start GIVEN MATERIAL

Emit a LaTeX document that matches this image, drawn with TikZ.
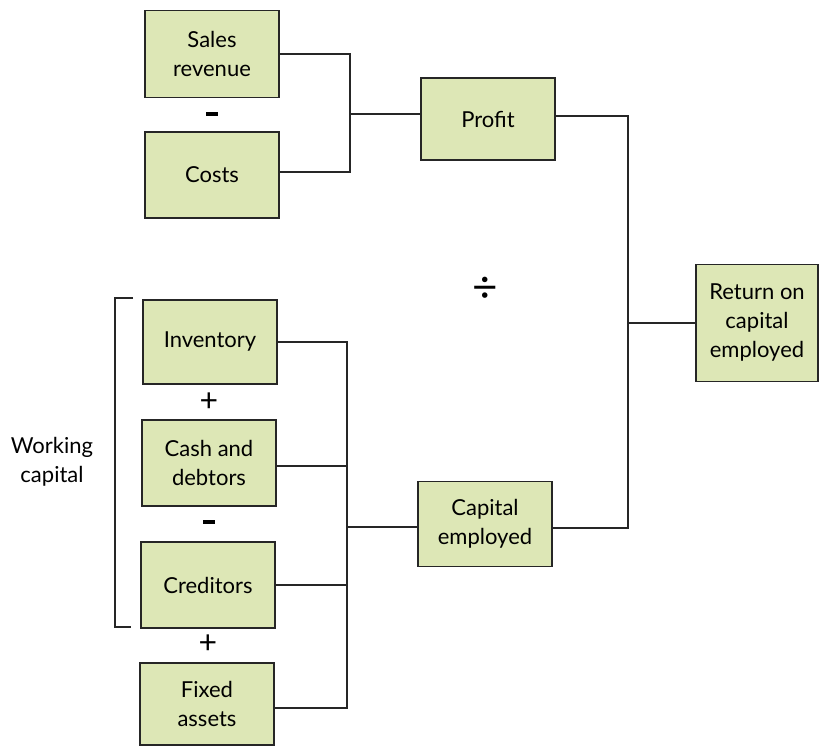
\documentclass[tikz,border=0pt]{standalone}
\usepackage{fontspec}
\setmainfont{Lato}
\begin{document}
\begin{tikzpicture}[x=1pt,y=-1pt,
  box/.style={draw=black!85,line width=1.4pt,fill={rgb,255:red,221;green,231;blue,182},
    minimum width=134pt,align=center,inner sep=2pt,
    font=\fontsize{22}{29}\selectfont},
  conn/.style={draw=black!85,line width=1.3pt},
  op/.style={font=\fontsize{32}{32}\selectfont,inner sep=0pt}]
\useasboundingbox (0,0) rectangle (820,747);

% top branch
\node[box,minimum height=87pt] (sales) at (212,54) {Sales\\revenue};
\node[box,minimum height=86pt] (costs) at (212,175) {Costs};
\node[box,minimum height=82pt] (profit) at (488,119) {Profit};
\node[inner sep=0pt] (minus1) at (212,114) {\rule{12pt}{3.5pt}};

% result
\node[box,minimum width=122pt,minimum height=117pt] (roce) at (757,323) {Return on\\capital\\employed};
\node[font=\fontsize{44}{44}\selectfont,inner sep=0pt] (div) at (485,290) {÷};

% bottom branch
\node[box,minimum height=84pt] (inv) at (210,342) {Inventory};
\node[box,minimum height=86pt] (cash) at (209,463) {Cash and\\debtors};
\node[box,minimum height=86pt] (cred) at (208,585) {Creditors};
\node[box,minimum height=82pt] (fixed) at (207,704) {Fixed\\assets};
\node[box,minimum height=85pt] (cap) at (485,524) {Capital\\employed};
\node[op] (plus1) at (209,402) {+};
\node[inner sep=0pt] (minus2) at (209,522) {\rule{12pt}{3.5pt}};
\node[op] (plus2) at (208,644) {+};

% working capital bracket
\coordinate (bt) at (133,298);
\coordinate (bb) at (131,627);
\draw[conn] (bt) -- (115,298) -- (115,627) -- (bb);
\node[font=\fontsize{22}{29}\selectfont,align=center] (wc) at (52,462) {Working\\capital};

% connectors
\coordinate (jtop) at (350,114);
\draw[conn] (sales.east |- 0,54) -| (jtop) |- (costs.east |- 0,172);
\draw[conn] (jtop) -- (profit.west |- jtop);

\coordinate (jright) at (628,323);
\draw[conn] (profit.east |- 0,116) -| (jright) |- (cap.east |- 0,528);
\draw[conn] (jright) -- (roce.west |- jright);

\coordinate (jbot) at (347,527);
\draw[conn] (inv.east) -| (jbot) |- (fixed.east |- 0,708);
\draw[conn] (cash.east |- 0,466) -- (jbot |- 0,466);
\draw[conn] (cred.east) -- (jbot |- cred.east);
\draw[conn] (jbot) -- (cap.west |- jbot);
\end{tikzpicture}
\end{document}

end GIVEN MATERIAL

● GIVEN PROBLEM
Please write out all of the material above without changing a word, and omit any pictures.

● RESPONSE BELOW
Emit a LaTeX document that matches this image, drawn with TikZ.
\documentclass[tikz,border=0pt]{standalone}
\usepackage{fontspec}
\setmainfont{Lato}
\begin{document}
\begin{tikzpicture}[x=1pt,y=-1pt,
  box/.style={draw=black!85,line width=1.4pt,fill={rgb,255:red,221;green,231;blue,182},
    minimum width=134pt,align=center,inner sep=2pt,
    font=\fontsize{22}{29}\selectfont},
  conn/.style={draw=black!85,line width=1.3pt},
  op/.style={font=\fontsize{32}{32}\selectfont,inner sep=0pt}]
\useasboundingbox (0,0) rectangle (820,747);

% top branch
\node[box,minimum height=87pt] (sales) at (212,54) {Sales\\revenue};
\node[box,minimum height=86pt] (costs) at (212,175) {Costs};
\node[box,minimum height=82pt] (profit) at (488,119) {Profit};
\node[inner sep=0pt] (minus1) at (212,114) {\rule{12pt}{3.5pt}};

% result
\node[box,minimum width=122pt,minimum height=117pt] (roce) at (757,323) {Return on\\capital\\employed};
\node[font=\fontsize{44}{44}\selectfont,inner sep=0pt] (div) at (485,290) {÷};

% bottom branch
\node[box,minimum height=84pt] (inv) at (210,342) {Inventory};
\node[box,minimum height=86pt] (cash) at (209,463) {Cash and\\debtors};
\node[box,minimum height=86pt] (cred) at (208,585) {Creditors};
\node[box,minimum height=82pt] (fixed) at (207,704) {Fixed\\assets};
\node[box,minimum height=85pt] (cap) at (485,524) {Capital\\employed};
\node[op] (plus1) at (209,402) {+};
\node[inner sep=0pt] (minus2) at (209,522) {\rule{12pt}{3.5pt}};
\node[op] (plus2) at (208,644) {+};

% working capital bracket
\coordinate (bt) at (133,298);
\coordinate (bb) at (131,627);
\draw[conn] (bt) -- (115,298) -- (115,627) -- (bb);
\node[font=\fontsize{22}{29}\selectfont,align=center] (wc) at (52,462) {Working\\capital};

% connectors
\coordinate (jtop) at (350,114);
\draw[conn] (sales.east |- 0,54) -| (jtop) |- (costs.east |- 0,172);
\draw[conn] (jtop) -- (profit.west |- jtop);

\coordinate (jright) at (628,323);
\draw[conn] (profit.east |- 0,116) -| (jright) |- (cap.east |- 0,528);
\draw[conn] (jright) -- (roce.west |- jright);

\coordinate (jbot) at (347,527);
\draw[conn] (inv.east) -| (jbot) |- (fixed.east |- 0,708);
\draw[conn] (cash.east |- 0,466) -- (jbot |- 0,466);
\draw[conn] (cred.east) -- (jbot |- cred.east);
\draw[conn] (jbot) -- (cap.west |- jbot);
\end{tikzpicture}
\end{document}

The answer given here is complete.